_WORK INSTRUCTIONS_. Below are records. Count every line containing the word "with" and give the number alone.

_DATA FOR THIS TASK_.

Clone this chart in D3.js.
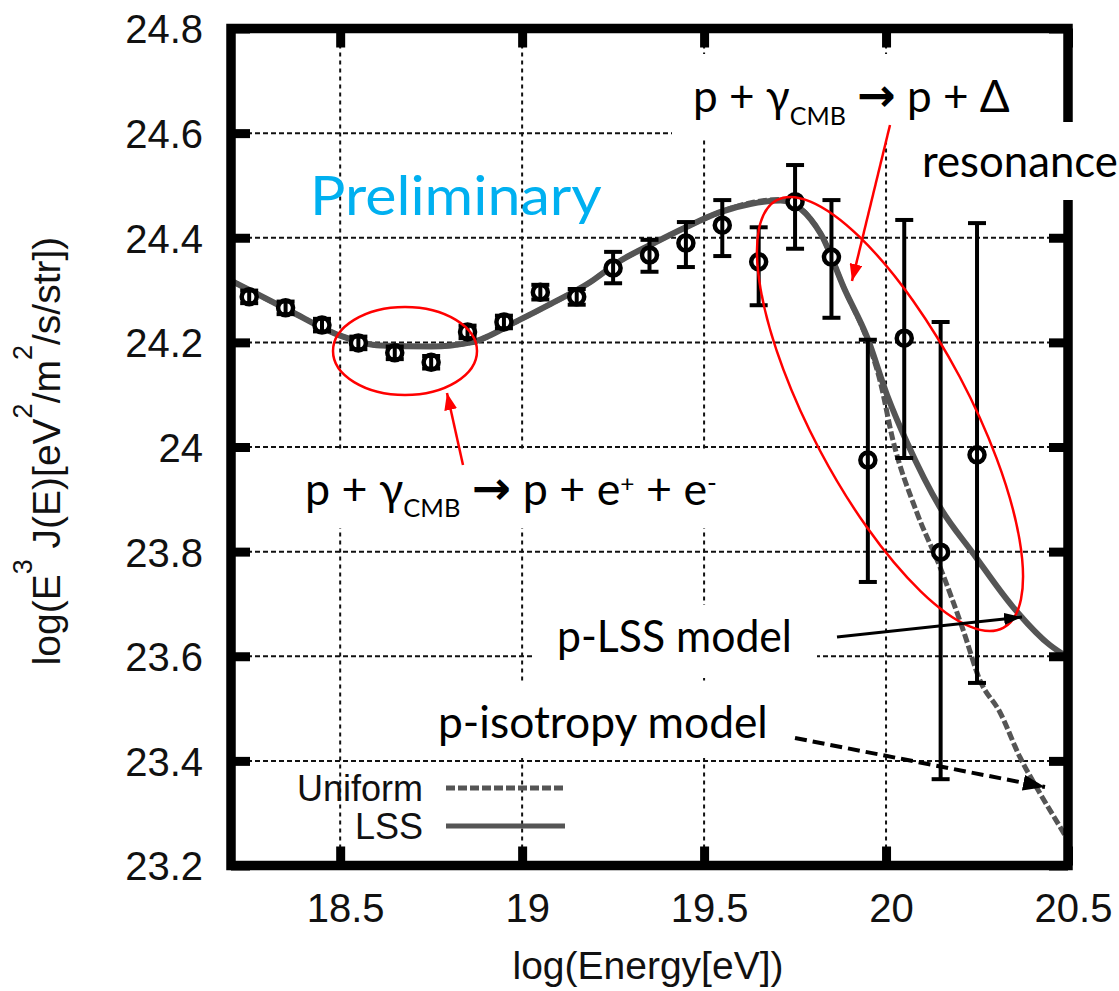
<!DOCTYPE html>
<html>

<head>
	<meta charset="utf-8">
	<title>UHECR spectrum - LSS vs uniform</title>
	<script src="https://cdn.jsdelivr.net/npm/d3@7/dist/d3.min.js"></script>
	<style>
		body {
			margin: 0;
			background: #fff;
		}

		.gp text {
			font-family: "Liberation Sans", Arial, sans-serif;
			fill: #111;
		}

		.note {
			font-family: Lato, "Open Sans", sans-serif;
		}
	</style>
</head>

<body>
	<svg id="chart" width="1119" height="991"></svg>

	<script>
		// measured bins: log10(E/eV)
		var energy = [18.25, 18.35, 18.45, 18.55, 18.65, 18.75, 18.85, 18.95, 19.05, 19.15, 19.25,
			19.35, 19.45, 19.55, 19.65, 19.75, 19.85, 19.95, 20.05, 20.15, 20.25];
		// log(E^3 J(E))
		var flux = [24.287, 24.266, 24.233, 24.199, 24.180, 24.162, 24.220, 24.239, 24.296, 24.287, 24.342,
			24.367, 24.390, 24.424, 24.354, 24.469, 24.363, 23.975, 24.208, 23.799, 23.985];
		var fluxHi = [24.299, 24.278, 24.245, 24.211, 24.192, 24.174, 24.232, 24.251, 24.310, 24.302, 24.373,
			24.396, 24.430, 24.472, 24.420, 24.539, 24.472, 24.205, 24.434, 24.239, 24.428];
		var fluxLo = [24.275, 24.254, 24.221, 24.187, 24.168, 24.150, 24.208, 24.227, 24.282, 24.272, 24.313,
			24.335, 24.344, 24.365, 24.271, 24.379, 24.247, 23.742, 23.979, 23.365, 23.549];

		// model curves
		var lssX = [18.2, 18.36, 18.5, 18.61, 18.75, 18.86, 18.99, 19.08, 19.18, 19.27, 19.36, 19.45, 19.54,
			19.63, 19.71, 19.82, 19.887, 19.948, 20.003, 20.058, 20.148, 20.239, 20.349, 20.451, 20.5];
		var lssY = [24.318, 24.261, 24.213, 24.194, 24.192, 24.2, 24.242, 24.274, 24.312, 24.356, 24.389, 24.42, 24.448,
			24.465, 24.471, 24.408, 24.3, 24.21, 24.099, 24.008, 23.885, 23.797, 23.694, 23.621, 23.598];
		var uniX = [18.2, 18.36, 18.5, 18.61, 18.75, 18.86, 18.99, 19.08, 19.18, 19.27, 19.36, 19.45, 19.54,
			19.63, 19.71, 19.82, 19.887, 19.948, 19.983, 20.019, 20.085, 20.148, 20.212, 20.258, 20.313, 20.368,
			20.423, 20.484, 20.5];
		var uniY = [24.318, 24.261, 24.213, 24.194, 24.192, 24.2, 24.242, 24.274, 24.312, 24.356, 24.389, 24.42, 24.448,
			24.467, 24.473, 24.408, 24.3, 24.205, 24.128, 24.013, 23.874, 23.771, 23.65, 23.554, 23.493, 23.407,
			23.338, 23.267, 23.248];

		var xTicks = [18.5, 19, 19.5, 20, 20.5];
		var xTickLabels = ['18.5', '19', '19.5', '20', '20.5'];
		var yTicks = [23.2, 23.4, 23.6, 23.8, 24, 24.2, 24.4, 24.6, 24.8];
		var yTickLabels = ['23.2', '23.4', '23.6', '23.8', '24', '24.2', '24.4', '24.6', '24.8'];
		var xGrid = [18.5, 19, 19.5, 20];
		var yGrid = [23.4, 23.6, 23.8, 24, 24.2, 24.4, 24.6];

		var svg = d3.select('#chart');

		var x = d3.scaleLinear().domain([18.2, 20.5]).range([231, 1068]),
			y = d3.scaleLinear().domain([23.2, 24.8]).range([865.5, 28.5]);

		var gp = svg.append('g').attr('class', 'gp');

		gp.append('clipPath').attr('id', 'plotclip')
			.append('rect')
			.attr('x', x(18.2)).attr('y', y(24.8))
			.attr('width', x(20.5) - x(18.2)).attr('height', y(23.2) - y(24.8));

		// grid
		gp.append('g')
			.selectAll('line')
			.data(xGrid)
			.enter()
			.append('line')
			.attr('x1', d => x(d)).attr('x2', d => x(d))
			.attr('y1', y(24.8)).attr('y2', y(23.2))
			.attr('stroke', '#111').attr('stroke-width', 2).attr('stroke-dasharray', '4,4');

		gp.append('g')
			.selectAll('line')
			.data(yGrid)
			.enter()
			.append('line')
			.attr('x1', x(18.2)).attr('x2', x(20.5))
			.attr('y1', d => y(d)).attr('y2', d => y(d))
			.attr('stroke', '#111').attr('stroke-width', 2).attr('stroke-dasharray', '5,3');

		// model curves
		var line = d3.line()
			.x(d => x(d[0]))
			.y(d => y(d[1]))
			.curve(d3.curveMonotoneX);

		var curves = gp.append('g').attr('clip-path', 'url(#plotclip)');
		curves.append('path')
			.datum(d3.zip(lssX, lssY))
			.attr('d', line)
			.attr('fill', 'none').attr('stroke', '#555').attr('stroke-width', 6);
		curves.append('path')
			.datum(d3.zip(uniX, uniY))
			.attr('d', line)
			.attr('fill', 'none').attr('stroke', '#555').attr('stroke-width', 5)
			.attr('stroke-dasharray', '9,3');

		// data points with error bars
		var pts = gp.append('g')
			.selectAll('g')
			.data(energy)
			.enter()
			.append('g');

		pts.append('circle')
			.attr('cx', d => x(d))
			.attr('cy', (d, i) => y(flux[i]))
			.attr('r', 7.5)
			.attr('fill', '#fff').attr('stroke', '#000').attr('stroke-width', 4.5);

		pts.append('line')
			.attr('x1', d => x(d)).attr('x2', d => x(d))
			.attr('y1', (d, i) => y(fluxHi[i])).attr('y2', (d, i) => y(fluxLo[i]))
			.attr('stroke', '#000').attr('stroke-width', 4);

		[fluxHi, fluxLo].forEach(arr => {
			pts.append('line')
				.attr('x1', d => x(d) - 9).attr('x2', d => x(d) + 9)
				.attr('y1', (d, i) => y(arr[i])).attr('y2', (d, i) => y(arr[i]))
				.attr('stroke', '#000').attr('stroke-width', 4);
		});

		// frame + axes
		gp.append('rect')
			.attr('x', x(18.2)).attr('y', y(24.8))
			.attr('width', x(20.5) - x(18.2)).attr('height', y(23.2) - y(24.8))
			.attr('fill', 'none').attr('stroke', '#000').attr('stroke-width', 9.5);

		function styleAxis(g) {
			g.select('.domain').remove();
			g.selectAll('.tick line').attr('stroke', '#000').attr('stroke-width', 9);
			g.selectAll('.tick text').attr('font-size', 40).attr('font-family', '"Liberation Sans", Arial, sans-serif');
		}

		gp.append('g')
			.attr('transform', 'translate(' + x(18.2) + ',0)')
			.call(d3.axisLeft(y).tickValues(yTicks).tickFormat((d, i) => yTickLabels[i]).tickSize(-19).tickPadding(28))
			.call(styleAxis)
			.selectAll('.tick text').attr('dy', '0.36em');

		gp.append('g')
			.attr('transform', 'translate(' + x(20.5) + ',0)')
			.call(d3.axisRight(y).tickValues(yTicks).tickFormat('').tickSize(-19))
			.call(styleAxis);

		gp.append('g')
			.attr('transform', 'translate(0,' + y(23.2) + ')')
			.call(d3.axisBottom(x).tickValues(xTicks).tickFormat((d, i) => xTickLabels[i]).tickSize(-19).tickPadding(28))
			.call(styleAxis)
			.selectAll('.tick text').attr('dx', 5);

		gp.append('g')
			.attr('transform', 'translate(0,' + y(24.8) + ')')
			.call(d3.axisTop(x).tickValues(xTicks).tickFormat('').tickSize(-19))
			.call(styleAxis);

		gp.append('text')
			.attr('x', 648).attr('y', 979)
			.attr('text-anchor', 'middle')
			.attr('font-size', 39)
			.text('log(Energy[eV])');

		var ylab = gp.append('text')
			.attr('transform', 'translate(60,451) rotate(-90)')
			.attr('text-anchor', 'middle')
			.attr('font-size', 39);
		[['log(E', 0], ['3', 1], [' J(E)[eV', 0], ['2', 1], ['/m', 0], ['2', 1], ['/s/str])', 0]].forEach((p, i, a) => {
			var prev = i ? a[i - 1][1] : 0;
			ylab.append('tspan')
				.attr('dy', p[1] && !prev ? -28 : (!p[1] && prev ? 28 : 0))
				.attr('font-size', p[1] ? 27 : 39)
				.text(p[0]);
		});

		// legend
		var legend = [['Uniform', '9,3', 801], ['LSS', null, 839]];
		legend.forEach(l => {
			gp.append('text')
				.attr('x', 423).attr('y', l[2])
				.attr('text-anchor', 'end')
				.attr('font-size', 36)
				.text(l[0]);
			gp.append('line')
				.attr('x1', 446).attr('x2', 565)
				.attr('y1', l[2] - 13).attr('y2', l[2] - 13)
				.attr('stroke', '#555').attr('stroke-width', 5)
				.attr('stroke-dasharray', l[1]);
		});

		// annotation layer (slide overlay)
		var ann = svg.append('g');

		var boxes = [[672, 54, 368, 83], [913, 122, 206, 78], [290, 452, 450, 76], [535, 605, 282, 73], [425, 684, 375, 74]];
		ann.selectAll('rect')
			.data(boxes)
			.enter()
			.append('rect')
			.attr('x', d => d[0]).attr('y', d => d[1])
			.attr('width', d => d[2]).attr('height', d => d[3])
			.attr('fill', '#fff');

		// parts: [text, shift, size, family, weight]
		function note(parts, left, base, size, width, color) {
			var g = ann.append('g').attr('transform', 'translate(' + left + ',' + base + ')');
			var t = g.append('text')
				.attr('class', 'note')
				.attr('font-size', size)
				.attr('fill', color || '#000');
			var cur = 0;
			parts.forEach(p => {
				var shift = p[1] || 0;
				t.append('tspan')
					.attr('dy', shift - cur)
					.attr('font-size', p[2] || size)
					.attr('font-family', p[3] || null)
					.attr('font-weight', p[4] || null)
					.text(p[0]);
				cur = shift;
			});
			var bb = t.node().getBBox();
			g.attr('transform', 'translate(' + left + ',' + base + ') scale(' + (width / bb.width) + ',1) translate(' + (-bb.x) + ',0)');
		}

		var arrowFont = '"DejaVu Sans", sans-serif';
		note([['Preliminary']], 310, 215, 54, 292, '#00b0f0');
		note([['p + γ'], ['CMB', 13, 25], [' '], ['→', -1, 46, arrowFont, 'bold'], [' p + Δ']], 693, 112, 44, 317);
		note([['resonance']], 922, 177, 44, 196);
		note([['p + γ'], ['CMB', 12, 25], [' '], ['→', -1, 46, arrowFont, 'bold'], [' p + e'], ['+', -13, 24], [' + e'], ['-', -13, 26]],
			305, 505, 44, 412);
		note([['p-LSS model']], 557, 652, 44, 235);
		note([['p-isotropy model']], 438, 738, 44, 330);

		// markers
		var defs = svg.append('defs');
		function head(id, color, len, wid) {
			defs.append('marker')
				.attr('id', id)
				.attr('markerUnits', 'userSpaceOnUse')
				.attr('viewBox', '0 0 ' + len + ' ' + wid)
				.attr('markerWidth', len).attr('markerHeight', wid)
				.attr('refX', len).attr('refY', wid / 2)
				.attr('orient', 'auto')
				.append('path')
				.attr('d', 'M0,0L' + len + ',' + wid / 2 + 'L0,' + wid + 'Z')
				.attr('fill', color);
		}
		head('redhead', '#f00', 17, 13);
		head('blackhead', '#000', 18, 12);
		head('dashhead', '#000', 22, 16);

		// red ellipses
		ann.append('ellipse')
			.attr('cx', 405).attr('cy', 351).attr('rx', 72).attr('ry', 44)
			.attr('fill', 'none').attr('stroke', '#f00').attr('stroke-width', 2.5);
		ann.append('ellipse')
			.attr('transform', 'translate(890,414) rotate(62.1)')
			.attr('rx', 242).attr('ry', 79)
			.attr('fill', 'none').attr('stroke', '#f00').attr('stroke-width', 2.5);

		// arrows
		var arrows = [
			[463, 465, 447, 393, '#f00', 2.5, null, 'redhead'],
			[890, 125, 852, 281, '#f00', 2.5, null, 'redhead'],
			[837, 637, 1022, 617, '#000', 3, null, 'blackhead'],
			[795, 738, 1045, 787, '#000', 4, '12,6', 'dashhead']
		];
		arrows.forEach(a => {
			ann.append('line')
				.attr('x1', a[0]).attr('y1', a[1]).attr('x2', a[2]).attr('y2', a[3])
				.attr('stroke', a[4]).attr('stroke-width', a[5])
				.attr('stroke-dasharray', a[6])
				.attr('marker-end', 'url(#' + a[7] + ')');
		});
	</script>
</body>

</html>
==
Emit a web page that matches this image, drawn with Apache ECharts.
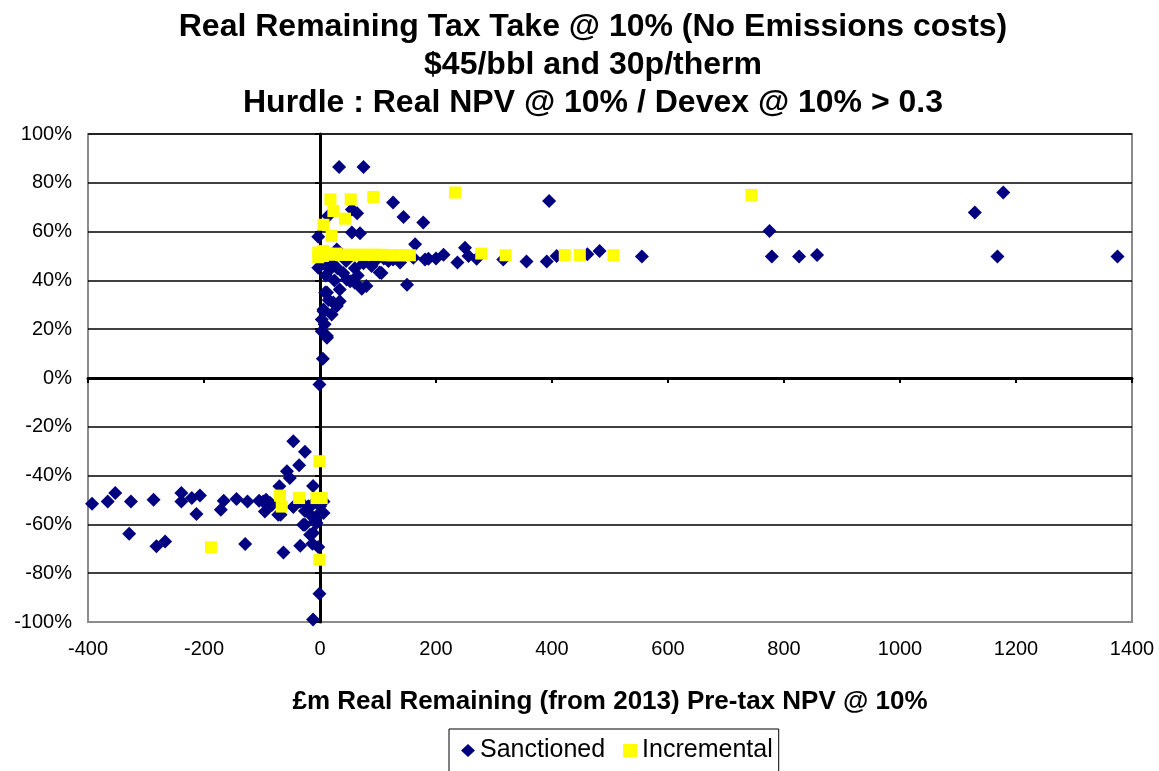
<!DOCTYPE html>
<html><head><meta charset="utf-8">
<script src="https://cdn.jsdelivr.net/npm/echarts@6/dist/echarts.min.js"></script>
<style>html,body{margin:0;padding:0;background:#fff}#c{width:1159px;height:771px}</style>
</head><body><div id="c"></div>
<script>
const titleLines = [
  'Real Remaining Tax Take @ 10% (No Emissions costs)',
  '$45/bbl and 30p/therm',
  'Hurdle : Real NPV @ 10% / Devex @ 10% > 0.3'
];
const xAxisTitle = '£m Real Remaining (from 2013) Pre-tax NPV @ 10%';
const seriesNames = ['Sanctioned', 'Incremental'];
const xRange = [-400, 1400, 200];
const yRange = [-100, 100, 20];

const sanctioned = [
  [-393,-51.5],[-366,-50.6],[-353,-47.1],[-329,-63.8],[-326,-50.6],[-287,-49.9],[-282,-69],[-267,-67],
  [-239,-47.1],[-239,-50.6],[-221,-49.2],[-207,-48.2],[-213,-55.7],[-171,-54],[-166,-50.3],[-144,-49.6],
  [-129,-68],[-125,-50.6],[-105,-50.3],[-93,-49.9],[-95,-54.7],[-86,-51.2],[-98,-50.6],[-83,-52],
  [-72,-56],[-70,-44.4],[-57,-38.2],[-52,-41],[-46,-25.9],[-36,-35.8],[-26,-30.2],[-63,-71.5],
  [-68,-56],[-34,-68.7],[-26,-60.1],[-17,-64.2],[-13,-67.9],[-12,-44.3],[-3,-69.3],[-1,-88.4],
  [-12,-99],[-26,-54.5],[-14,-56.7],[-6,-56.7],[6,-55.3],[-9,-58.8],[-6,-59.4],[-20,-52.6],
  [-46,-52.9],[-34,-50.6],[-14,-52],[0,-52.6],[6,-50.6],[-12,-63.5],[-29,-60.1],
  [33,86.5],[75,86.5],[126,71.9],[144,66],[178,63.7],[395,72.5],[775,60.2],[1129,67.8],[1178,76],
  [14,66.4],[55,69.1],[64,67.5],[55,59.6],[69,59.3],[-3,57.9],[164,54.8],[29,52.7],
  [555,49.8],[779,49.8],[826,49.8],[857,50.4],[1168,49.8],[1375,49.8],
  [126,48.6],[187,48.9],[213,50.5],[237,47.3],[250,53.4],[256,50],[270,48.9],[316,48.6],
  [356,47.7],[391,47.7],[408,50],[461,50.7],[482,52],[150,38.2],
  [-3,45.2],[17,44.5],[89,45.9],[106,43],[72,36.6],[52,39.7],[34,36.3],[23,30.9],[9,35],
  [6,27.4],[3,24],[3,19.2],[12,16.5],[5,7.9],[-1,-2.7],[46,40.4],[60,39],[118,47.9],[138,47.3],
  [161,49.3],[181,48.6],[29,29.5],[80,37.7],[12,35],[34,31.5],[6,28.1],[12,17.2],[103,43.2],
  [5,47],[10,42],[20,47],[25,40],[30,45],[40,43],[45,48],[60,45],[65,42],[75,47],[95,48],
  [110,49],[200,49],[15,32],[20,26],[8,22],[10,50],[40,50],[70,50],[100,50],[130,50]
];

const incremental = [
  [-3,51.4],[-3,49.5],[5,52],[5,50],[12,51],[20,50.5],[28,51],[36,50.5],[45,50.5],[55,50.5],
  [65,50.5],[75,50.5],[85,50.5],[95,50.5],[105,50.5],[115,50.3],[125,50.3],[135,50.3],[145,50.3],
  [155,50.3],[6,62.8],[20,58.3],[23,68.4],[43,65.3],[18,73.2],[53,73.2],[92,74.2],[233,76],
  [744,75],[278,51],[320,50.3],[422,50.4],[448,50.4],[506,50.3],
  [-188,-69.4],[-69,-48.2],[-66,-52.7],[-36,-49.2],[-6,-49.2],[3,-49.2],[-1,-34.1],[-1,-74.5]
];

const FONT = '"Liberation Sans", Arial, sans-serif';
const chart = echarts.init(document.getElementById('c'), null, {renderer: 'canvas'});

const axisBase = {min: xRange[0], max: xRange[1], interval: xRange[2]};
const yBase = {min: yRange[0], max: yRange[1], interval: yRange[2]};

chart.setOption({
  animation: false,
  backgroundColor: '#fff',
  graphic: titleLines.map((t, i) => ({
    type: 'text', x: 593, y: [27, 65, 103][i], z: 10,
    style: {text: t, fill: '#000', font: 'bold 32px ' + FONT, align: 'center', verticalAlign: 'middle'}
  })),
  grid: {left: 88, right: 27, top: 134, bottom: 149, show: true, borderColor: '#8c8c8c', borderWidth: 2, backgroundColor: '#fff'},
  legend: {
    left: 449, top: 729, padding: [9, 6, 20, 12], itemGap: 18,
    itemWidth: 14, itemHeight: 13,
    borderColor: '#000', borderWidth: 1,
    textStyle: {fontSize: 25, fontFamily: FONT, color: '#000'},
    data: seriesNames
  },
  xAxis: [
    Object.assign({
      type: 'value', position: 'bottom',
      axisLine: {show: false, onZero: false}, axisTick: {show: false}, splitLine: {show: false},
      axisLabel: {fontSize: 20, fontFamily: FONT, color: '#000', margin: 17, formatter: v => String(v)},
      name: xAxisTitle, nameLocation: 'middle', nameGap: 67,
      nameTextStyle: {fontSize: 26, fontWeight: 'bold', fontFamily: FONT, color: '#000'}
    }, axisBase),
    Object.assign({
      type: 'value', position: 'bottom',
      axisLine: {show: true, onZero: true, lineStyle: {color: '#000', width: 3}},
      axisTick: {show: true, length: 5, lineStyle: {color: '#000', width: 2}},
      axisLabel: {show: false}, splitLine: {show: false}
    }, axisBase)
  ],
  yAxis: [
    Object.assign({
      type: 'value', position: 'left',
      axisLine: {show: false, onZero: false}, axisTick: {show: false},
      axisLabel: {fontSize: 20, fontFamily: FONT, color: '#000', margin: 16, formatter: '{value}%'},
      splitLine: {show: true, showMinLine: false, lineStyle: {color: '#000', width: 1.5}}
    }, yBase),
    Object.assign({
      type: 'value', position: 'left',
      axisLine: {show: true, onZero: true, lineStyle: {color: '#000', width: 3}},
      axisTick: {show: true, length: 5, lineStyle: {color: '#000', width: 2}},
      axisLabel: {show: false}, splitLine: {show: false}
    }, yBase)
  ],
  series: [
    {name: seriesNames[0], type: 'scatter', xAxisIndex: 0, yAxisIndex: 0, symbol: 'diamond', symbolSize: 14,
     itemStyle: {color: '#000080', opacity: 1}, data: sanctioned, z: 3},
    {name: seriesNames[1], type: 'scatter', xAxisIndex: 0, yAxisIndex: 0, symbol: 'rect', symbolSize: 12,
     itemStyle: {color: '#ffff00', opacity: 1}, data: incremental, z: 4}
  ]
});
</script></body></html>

_RESPONSE FOR THIS EXERCISE_. 2